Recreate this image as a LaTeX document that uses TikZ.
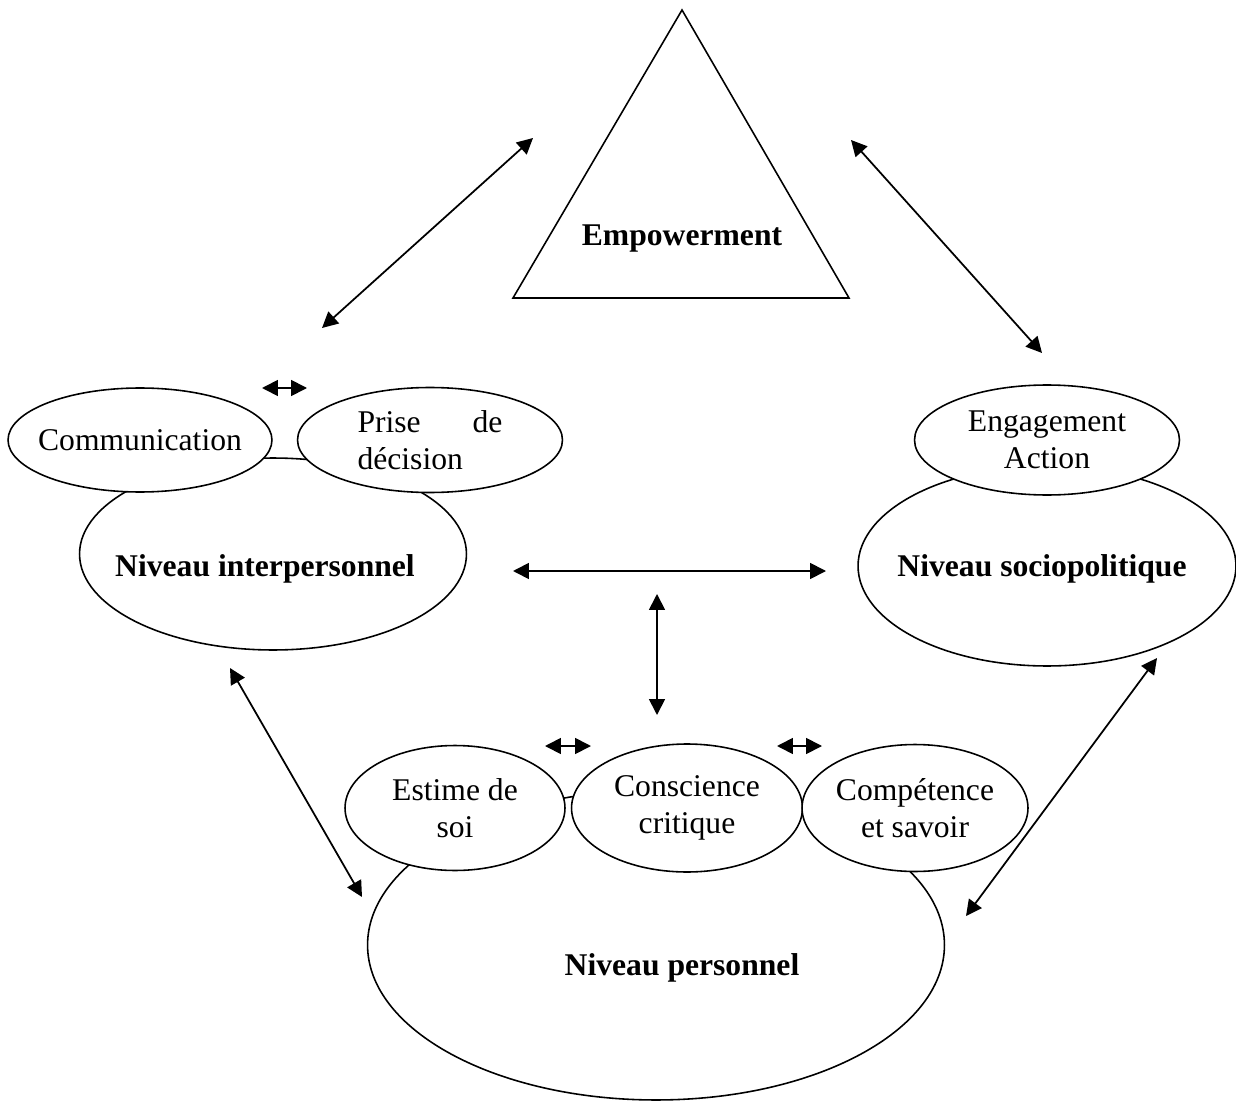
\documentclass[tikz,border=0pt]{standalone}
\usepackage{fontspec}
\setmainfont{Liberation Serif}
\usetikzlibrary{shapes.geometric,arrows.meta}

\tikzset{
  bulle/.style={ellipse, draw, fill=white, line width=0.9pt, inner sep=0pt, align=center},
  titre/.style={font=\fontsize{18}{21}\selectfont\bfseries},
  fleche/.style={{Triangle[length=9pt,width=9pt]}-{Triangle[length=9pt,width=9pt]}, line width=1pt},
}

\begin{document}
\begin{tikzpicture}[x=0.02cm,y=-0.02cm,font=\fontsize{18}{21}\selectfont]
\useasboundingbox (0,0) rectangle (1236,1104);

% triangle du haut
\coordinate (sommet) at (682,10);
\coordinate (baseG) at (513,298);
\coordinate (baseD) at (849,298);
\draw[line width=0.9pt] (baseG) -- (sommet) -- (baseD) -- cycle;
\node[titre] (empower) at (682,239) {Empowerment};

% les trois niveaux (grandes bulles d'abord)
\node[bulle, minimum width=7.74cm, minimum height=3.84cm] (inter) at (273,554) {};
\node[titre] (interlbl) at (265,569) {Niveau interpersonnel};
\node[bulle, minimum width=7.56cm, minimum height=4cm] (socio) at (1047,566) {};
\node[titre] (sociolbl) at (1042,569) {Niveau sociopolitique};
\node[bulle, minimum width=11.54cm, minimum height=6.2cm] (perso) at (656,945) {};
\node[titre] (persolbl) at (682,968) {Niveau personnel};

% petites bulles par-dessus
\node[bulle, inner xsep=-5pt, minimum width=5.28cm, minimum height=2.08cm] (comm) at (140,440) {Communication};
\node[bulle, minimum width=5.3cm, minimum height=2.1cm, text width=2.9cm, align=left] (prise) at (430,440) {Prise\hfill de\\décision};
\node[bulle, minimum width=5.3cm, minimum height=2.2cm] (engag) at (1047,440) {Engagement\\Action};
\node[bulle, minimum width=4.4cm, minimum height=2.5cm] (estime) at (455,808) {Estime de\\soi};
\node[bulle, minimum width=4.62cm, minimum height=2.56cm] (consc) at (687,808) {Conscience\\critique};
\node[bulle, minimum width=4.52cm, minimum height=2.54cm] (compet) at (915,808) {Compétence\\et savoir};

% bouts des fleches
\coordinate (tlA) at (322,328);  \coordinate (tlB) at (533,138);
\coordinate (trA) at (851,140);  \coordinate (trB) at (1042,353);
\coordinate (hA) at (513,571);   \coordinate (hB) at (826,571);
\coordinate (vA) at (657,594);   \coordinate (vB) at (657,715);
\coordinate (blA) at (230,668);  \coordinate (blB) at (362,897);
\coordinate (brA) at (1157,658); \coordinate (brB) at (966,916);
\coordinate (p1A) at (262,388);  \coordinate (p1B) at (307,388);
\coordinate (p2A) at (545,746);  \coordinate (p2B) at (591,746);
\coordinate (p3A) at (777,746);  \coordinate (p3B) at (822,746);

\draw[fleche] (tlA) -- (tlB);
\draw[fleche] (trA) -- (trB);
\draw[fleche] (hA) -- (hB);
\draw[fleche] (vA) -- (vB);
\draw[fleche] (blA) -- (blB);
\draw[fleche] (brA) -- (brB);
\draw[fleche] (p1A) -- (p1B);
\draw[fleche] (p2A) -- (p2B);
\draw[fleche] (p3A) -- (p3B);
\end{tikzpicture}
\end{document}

++++++++++

# YOUR TASK
Repeat the listing above exactly, with no pictures.

# ANSWER TO THE EXERCISE
Recreate this image as a LaTeX document that uses TikZ.
\documentclass[tikz,border=0pt]{standalone}
\usepackage{fontspec}
\setmainfont{Liberation Serif}
\usetikzlibrary{shapes.geometric,arrows.meta}

\tikzset{
  bulle/.style={ellipse, draw, fill=white, line width=0.9pt, inner sep=0pt, align=center},
  titre/.style={font=\fontsize{18}{21}\selectfont\bfseries},
  fleche/.style={{Triangle[length=9pt,width=9pt]}-{Triangle[length=9pt,width=9pt]}, line width=1pt},
}

\begin{document}
\begin{tikzpicture}[x=0.02cm,y=-0.02cm,font=\fontsize{18}{21}\selectfont]
\useasboundingbox (0,0) rectangle (1236,1104);

% triangle du haut
\coordinate (sommet) at (682,10);
\coordinate (baseG) at (513,298);
\coordinate (baseD) at (849,298);
\draw[line width=0.9pt] (baseG) -- (sommet) -- (baseD) -- cycle;
\node[titre] (empower) at (682,239) {Empowerment};

% les trois niveaux (grandes bulles d'abord)
\node[bulle, minimum width=7.74cm, minimum height=3.84cm] (inter) at (273,554) {};
\node[titre] (interlbl) at (265,569) {Niveau interpersonnel};
\node[bulle, minimum width=7.56cm, minimum height=4cm] (socio) at (1047,566) {};
\node[titre] (sociolbl) at (1042,569) {Niveau sociopolitique};
\node[bulle, minimum width=11.54cm, minimum height=6.2cm] (perso) at (656,945) {};
\node[titre] (persolbl) at (682,968) {Niveau personnel};

% petites bulles par-dessus
\node[bulle, inner xsep=-5pt, minimum width=5.28cm, minimum height=2.08cm] (comm) at (140,440) {Communication};
\node[bulle, minimum width=5.3cm, minimum height=2.1cm, text width=2.9cm, align=left] (prise) at (430,440) {Prise\hfill de\\décision};
\node[bulle, minimum width=5.3cm, minimum height=2.2cm] (engag) at (1047,440) {Engagement\\Action};
\node[bulle, minimum width=4.4cm, minimum height=2.5cm] (estime) at (455,808) {Estime de\\soi};
\node[bulle, minimum width=4.62cm, minimum height=2.56cm] (consc) at (687,808) {Conscience\\critique};
\node[bulle, minimum width=4.52cm, minimum height=2.54cm] (compet) at (915,808) {Compétence\\et savoir};

% bouts des fleches
\coordinate (tlA) at (322,328);  \coordinate (tlB) at (533,138);
\coordinate (trA) at (851,140);  \coordinate (trB) at (1042,353);
\coordinate (hA) at (513,571);   \coordinate (hB) at (826,571);
\coordinate (vA) at (657,594);   \coordinate (vB) at (657,715);
\coordinate (blA) at (230,668);  \coordinate (blB) at (362,897);
\coordinate (brA) at (1157,658); \coordinate (brB) at (966,916);
\coordinate (p1A) at (262,388);  \coordinate (p1B) at (307,388);
\coordinate (p2A) at (545,746);  \coordinate (p2B) at (591,746);
\coordinate (p3A) at (777,746);  \coordinate (p3B) at (822,746);

\draw[fleche] (tlA) -- (tlB);
\draw[fleche] (trA) -- (trB);
\draw[fleche] (hA) -- (hB);
\draw[fleche] (vA) -- (vB);
\draw[fleche] (blA) -- (blB);
\draw[fleche] (brA) -- (brB);
\draw[fleche] (p1A) -- (p1B);
\draw[fleche] (p2A) -- (p2B);
\draw[fleche] (p3A) -- (p3B);
\end{tikzpicture}
\end{document}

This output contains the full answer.